Artist

Mississippi Fred McDowell

Genre: Blues ,Blues Revival ,Delta Blues ,Electric Blues
Origin: U.S.A
Active: 1926 - 1972
Listen on Coda
When Mississippi Fred McDowell declared on one of his final albums that he did not play no rock & roll, the remark functioned simply as an accurate description rather than any protest from a performer left behind by shifting tastes. A master of the core Delta blues tradition, he blended the raw power of Charley Patton with the intensity of Son House, channeling both through his gritty vocals and his aggressive bottleneck guitar technique. Confident in the authenticity of his approach, McDowell refused to modify his music for modern listeners the way many contemporaries did, instead letting his unchanged style set him apart.

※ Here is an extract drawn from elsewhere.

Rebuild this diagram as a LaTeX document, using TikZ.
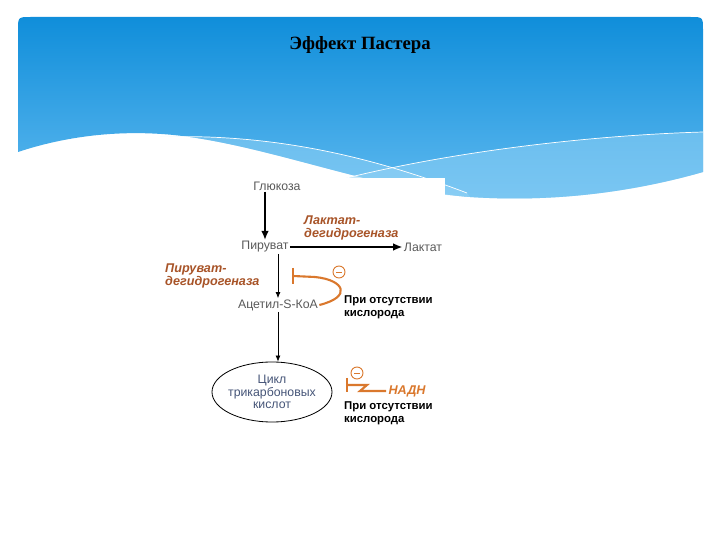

Although he rejected amplified rock music more fiercely than most country blues players, he willingly shared his methods with younger white musicians, among them Bonnie Raitt, who developed her own slide technique under his influence. Unlike other blues figures rediscovered during the 1960s, McDowell had never appeared on records from the 1920s or early 1930s; his first sessions occurred only after folklorist Alan Lomax found him in 1959, and he did not turn professional full-time until the mid-1960s.

Born in 1904 in Rossville, Tennessee, he began playing guitar at fourteen using a slide fashioned from a steer bone. After losing his parents early, he embraced the itinerant life of a musician, performing for tips on Memphis streets during the 1920s before settling in Como, Mississippi, where he remained for the rest of his years. There he balanced farm work with weekend appearances at local fish fries, picnics, and house parties, a routine that continued for three decades until Lomax captured his playing for an Atlantic anthology of American folk music. McDowell welcomed the recordings yet kept farming and busking outside a Stuckey’s candy store in Como until Chris Strachwitz, founder of Arhoolie Records, sought him out for dedicated sessions.

The resulting mid-1960s releases, Fred McDowell, Vol. 1 and Vol. 2, astonished the folk-blues world with their emotional depth and rare repertoire untouched by earlier commercial documentation. Soon afterward he appeared at the Newport Folk Festival, coffeehouses, and as a participant in the American Folk Blues Festival tours of Europe. Documented on screen in The Blues Maker (1968), the 1969 film Fred McDowell, and Roots of American Music: Country and Urban Music (1970), he also signed with Capitol for the album I Do Not Play No Rock 'N' Roll. Several of his compositions reached wider audiences through Bonnie Raitt’s versions of “Write Me a Few Lines” and “Kokomo,” while the Rolling Stones recorded an unadorned rendition of “You Got to Move” on Sticky Fingers.

Extensive touring ended when cancer was diagnosed in 1971; McDowell died in July 1972 at age sixty-eight, having never deviated from the straight, natural blues he had always performed.